=== Dataset records ===
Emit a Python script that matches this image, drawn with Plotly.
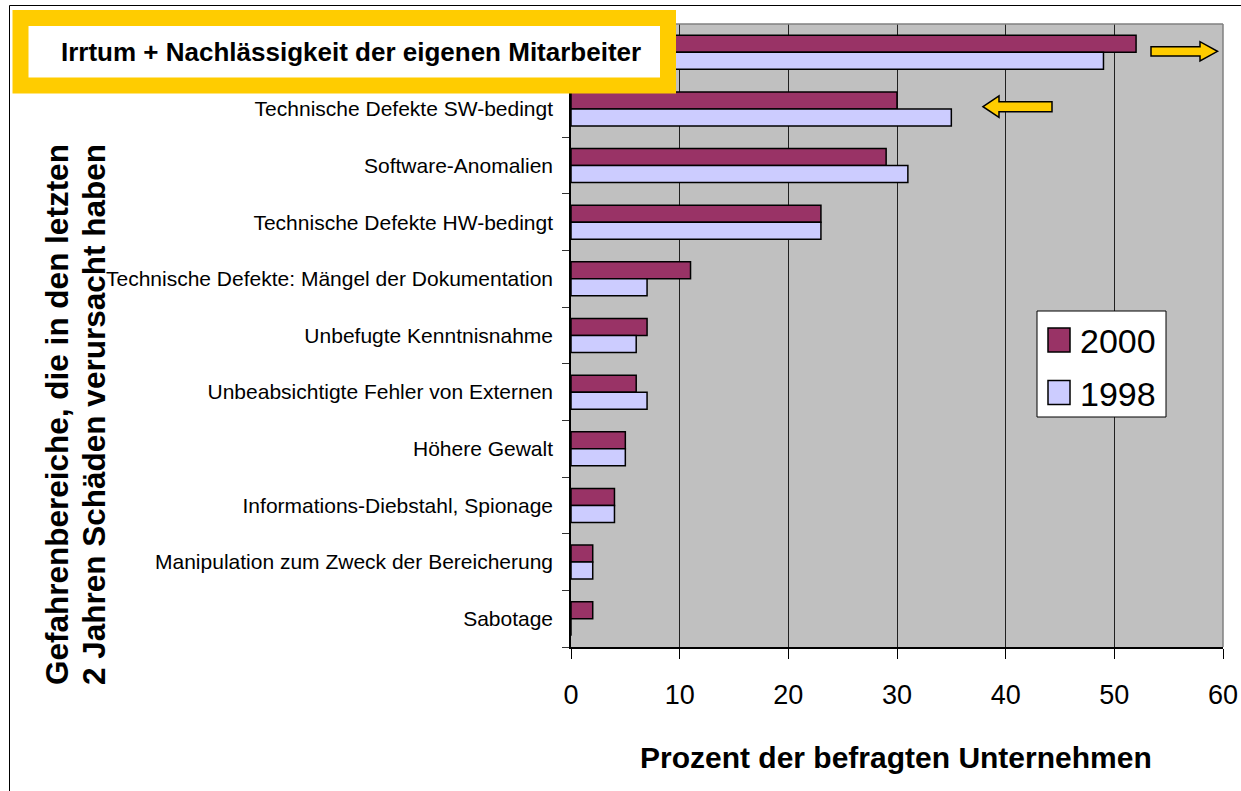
* * *
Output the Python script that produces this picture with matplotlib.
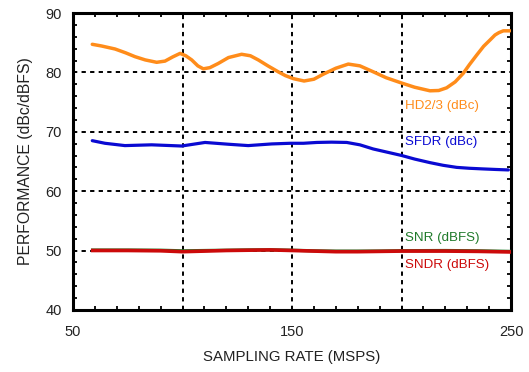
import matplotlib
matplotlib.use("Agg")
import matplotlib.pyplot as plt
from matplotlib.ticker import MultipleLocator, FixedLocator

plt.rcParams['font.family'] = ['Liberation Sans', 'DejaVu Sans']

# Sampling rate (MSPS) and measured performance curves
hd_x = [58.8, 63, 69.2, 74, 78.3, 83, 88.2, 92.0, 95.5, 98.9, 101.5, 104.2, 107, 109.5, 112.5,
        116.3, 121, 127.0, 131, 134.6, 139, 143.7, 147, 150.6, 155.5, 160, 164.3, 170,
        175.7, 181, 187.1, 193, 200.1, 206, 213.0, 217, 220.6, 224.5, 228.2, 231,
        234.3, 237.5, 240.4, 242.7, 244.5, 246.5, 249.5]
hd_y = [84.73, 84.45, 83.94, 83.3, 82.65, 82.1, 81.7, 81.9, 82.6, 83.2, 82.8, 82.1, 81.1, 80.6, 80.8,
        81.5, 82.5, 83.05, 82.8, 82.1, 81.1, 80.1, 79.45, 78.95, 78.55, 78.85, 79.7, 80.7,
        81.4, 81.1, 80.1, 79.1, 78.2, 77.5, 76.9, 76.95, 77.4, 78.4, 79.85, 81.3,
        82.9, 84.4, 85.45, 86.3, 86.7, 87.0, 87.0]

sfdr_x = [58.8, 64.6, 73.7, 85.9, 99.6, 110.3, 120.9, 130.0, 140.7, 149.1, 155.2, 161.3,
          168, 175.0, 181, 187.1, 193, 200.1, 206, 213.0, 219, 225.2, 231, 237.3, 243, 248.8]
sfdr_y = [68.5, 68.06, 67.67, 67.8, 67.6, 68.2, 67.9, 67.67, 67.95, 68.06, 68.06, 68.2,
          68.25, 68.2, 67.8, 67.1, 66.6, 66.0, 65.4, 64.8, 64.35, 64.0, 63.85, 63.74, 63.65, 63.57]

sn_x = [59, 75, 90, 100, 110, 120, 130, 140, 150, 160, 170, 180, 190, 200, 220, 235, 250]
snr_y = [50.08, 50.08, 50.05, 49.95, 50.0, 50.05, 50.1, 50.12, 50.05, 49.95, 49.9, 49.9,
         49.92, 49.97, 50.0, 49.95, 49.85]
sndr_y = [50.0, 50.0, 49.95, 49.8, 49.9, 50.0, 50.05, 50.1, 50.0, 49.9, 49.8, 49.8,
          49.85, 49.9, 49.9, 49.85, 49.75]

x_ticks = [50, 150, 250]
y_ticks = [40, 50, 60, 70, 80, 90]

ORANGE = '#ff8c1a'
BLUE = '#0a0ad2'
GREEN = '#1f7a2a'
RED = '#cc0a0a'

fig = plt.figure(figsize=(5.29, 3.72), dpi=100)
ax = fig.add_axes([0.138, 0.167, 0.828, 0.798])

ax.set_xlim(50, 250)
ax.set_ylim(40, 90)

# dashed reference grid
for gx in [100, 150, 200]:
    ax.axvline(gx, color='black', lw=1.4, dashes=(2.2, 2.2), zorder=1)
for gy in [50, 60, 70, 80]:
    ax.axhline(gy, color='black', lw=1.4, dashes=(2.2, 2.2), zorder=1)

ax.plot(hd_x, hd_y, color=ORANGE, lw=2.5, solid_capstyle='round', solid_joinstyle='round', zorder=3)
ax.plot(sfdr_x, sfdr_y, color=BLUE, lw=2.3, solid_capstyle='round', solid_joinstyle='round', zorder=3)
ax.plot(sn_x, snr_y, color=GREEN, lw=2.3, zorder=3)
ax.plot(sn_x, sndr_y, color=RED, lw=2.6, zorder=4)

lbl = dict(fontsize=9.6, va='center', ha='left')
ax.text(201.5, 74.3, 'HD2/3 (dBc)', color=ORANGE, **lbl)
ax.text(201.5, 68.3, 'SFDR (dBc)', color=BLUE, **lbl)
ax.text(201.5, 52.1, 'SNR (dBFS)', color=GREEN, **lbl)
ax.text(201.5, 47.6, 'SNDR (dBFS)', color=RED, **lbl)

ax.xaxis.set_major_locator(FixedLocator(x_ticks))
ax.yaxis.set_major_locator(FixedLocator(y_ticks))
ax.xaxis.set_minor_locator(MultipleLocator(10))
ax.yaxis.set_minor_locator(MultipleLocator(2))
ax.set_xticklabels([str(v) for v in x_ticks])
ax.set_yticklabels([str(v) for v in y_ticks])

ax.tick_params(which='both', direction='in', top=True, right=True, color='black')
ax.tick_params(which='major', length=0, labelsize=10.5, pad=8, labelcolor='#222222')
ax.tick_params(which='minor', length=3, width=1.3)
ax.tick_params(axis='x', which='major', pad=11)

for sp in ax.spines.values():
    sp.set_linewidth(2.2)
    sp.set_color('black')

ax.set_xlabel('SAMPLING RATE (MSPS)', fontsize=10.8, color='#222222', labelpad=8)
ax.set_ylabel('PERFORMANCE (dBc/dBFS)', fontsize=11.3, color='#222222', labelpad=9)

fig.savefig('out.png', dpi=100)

=== The problem ===
Begin at the line containing "Output the Python", end at the line containing "plt.rcParams['font.family'] = ['Liberation", and copy those lines word for word, both included. Skip pictures.

=== Expected answer ===
Output the Python script that produces this picture with matplotlib.
import matplotlib
matplotlib.use("Agg")
import matplotlib.pyplot as plt
from matplotlib.ticker import MultipleLocator, FixedLocator

plt.rcParams['font.family'] = ['Liberation Sans', 'DejaVu Sans']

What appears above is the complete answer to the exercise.